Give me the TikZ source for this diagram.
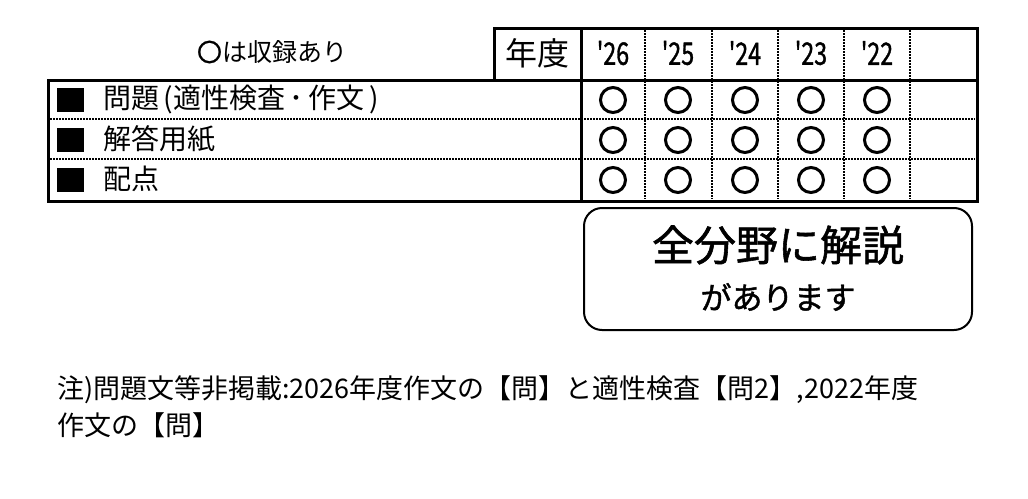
\documentclass[tikz,border=0pt]{standalone}
\usepackage{fontspec}
\setmainfont{Noto Sans CJK JP}
\newfontfamily\medfont[FakeBold=1.3]{Noto Sans CJK JP}
\begin{document}
\begin{tikzpicture}[x=1pt,y=-1pt,
  thick line/.style={line width=3pt},
  dotline/.style={line width=2pt,dash pattern=on 1.5pt off 1.5pt},
  mark circ/.style={circle,draw,line width=3pt,minimum size=25pt,inner sep=0pt},
  lab/.style={anchor=west,font=\fontsize{28}{28}\selectfont,inner sep=0pt},
  yr/.style={font=\medfont\fontsize{31}{31}\selectfont,xscale=0.75,inner sep=0pt}]
\useasboundingbox (0,0) rectangle (1028,498);
% header
\node[font=\fontsize{25}{25}\selectfont] (leg) at (272,52) {{\medfont 〇}は収録あり};
\draw[thick line] (494,80) -- (494,28) -- (977,28) -- (977,201) -- (48,201) -- (48,80) -- (977,80);
\draw[thick line] (581,28) -- (581,201);
\node[font=\fontsize{32}{32}\selectfont] (nd) at (537,53) {年度};
\foreach \x in {645,712,778,844,910}{
  \draw[dotline] (\x,30) -- (\x,199);}
\foreach \y in {119,159}{
  \draw[dotline] (50,\y) -- (975,\y);}
\foreach \x/\t in {613/'26,678/'25,745/'24,811/'23,877/'22}{
  \node[yr] (y\t) at (\x,53) {\t};}
\foreach \x in {613,678,745,811,877}{
  \foreach \y in {100,140,180}{
    \node[mark circ] (c\x\y) at (\x,\y) {};}}
% row labels
\foreach \y/\t [count=\i] in {100/問題\,(適性検査\,･\,作文\,),140/解答用紙,180/配点}{
  \fill (57,\y-12) rectangle (84,\y+12);
  \node[lab] (r\i) at (103,\y-1) {\t};}
% rounded box
\draw[line width=2pt,rounded corners=18pt] (584,208) rectangle (972,330);
\node[font=\medfont\fontsize{42}{42}\selectfont] (b1) at (778,245) {全分野に解説};
\node[font=\medfont\fontsize{31}{31}\selectfont] (b2) at (778,297) {があります};
% note
\node[lab,font=\fontsize{27}{27}\selectfont] (n1) at (57,390) {注)問題文等非掲載:2026年度作文の【問】と適性検査【問2】,2022年度};
\node[lab,font=\fontsize{27}{27}\selectfont] (n2) at (57,425) {作文の【問】};
\end{tikzpicture}
\end{document}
----------
## Given exercise:
Take the listing and print it again exactly, but without any pictures.

## Task response:
Give me the TikZ source for this diagram.
\documentclass[tikz,border=0pt]{standalone}
\usepackage{fontspec}
\setmainfont{Noto Sans CJK JP}
\newfontfamily\medfont[FakeBold=1.3]{Noto Sans CJK JP}
\begin{document}
\begin{tikzpicture}[x=1pt,y=-1pt,
  thick line/.style={line width=3pt},
  dotline/.style={line width=2pt,dash pattern=on 1.5pt off 1.5pt},
  mark circ/.style={circle,draw,line width=3pt,minimum size=25pt,inner sep=0pt},
  lab/.style={anchor=west,font=\fontsize{28}{28}\selectfont,inner sep=0pt},
  yr/.style={font=\medfont\fontsize{31}{31}\selectfont,xscale=0.75,inner sep=0pt}]
\useasboundingbox (0,0) rectangle (1028,498);
% header
\node[font=\fontsize{25}{25}\selectfont] (leg) at (272,52) {{\medfont 〇}は収録あり};
\draw[thick line] (494,80) -- (494,28) -- (977,28) -- (977,201) -- (48,201) -- (48,80) -- (977,80);
\draw[thick line] (581,28) -- (581,201);
\node[font=\fontsize{32}{32}\selectfont] (nd) at (537,53) {年度};
\foreach \x in {645,712,778,844,910}{
  \draw[dotline] (\x,30) -- (\x,199);}
\foreach \y in {119,159}{
  \draw[dotline] (50,\y) -- (975,\y);}
\foreach \x/\t in {613/'26,678/'25,745/'24,811/'23,877/'22}{
  \node[yr] (y\t) at (\x,53) {\t};}
\foreach \x in {613,678,745,811,877}{
  \foreach \y in {100,140,180}{
    \node[mark circ] (c\x\y) at (\x,\y) {};}}
% row labels
\foreach \y/\t [count=\i] in {100/問題\,(適性検査\,･\,作文\,),140/解答用紙,180/配点}{
  \fill (57,\y-12) rectangle (84,\y+12);
  \node[lab] (r\i) at (103,\y-1) {\t};}
% rounded box
\draw[line width=2pt,rounded corners=18pt] (584,208) rectangle (972,330);
\node[font=\medfont\fontsize{42}{42}\selectfont] (b1) at (778,245) {全分野に解説};
\node[font=\medfont\fontsize{31}{31}\selectfont] (b2) at (778,297) {があります};
% note
\node[lab,font=\fontsize{27}{27}\selectfont] (n1) at (57,390) {注)問題文等非掲載:2026年度作文の【問】と適性検査【問2】,2022年度};
\node[lab,font=\fontsize{27}{27}\selectfont] (n2) at (57,425) {作文の【問】};
\end{tikzpicture}
\end{document}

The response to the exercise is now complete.